On Feb. 7, Betsy DeVos, a businesswoman, noted political contributor and philanthropist, was confirmed as secretary of education. DeVos has been devoted to expanding educational choice so that all parents, regardless of race, ethnicity, gender or family income, can be free to choose a learning environment that they think works best for their kids.
DeVos firmly supports the notion that parents of students who attend kindergarten to 12th grade should be able to enroll their kids in schools that match their needs, whether they want their kids to attend public or private schools. Voters and politicians, however, were not convinced that she had the necessary experience to control the nation’s public school systems.
Many people are skeptical that a woman with minimal experience in public schools was selected as secretary of education. Neither DeVos nor any of her children have ever attended public school. The New York Times reported that she has also never taken out a student loan, yet she will be in control of student loans for undergraduate and graduate students.
As a Times op-ed written by a former New York City public school teacher states, “If teacher tenure is an important obstacle to achievement, Mississippi (with no teacher tenure) should have stellar schools and Massachusetts (with teacher tenure) should have failing ones. Instead, it’s the other way around. Correlation is not causation, of course, but across the country, the states without tenure are at the bottom of performance rankings. States with the highest-achieving public schools have tenure (and teacher unions).” The op-ed further argues that teacher tenure laws should be strengthened since the number of teachers is growing exponentially, especially in cities.
Critics argue that tenure can provide an incentive to underperform, making it a tedious process to get rid of underperforming teachers. The costs of firing a public school teacher are huge—$219,000 in Illinois and $250,000 in New York.
The “Rubber Rooms” scandal in New York also presents an argument against tenure.

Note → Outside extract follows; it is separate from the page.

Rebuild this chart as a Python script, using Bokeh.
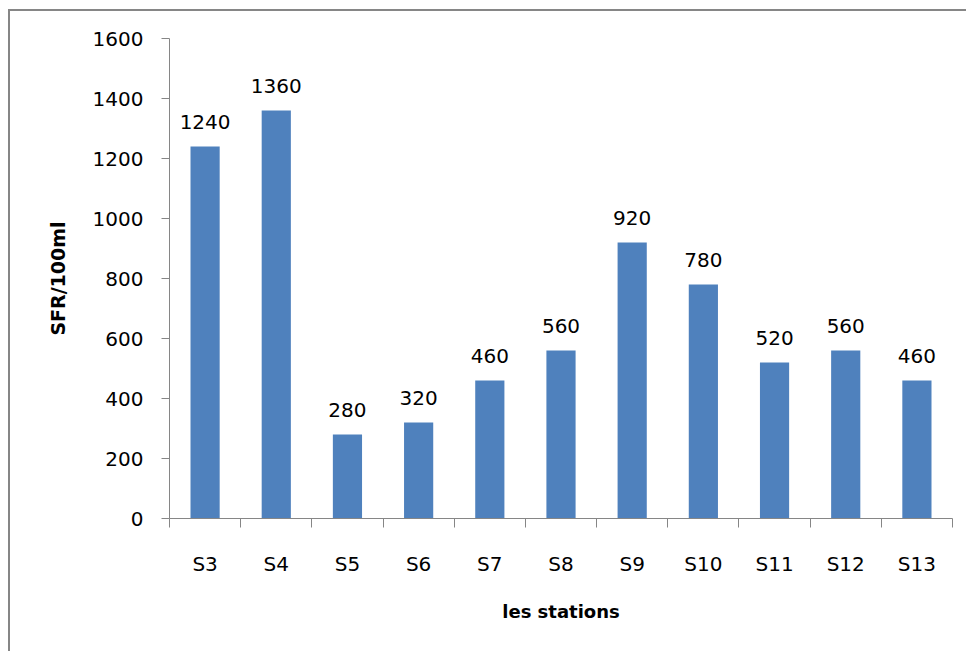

The Rubber Rooms are temporary reassignment centers in which teachers whose teaching privileges had been revoked were still protected by tenure. Some were in the Rubber Rooms for incompetence and even molesting students, yet still accrued pensions and benefits during their time there.
Tenure is a difficult issue that does not have a simple solution. It will definitely be a difficult law to establish considering the amount of criticism it garners and the new secretary of education lacks much experience in the field.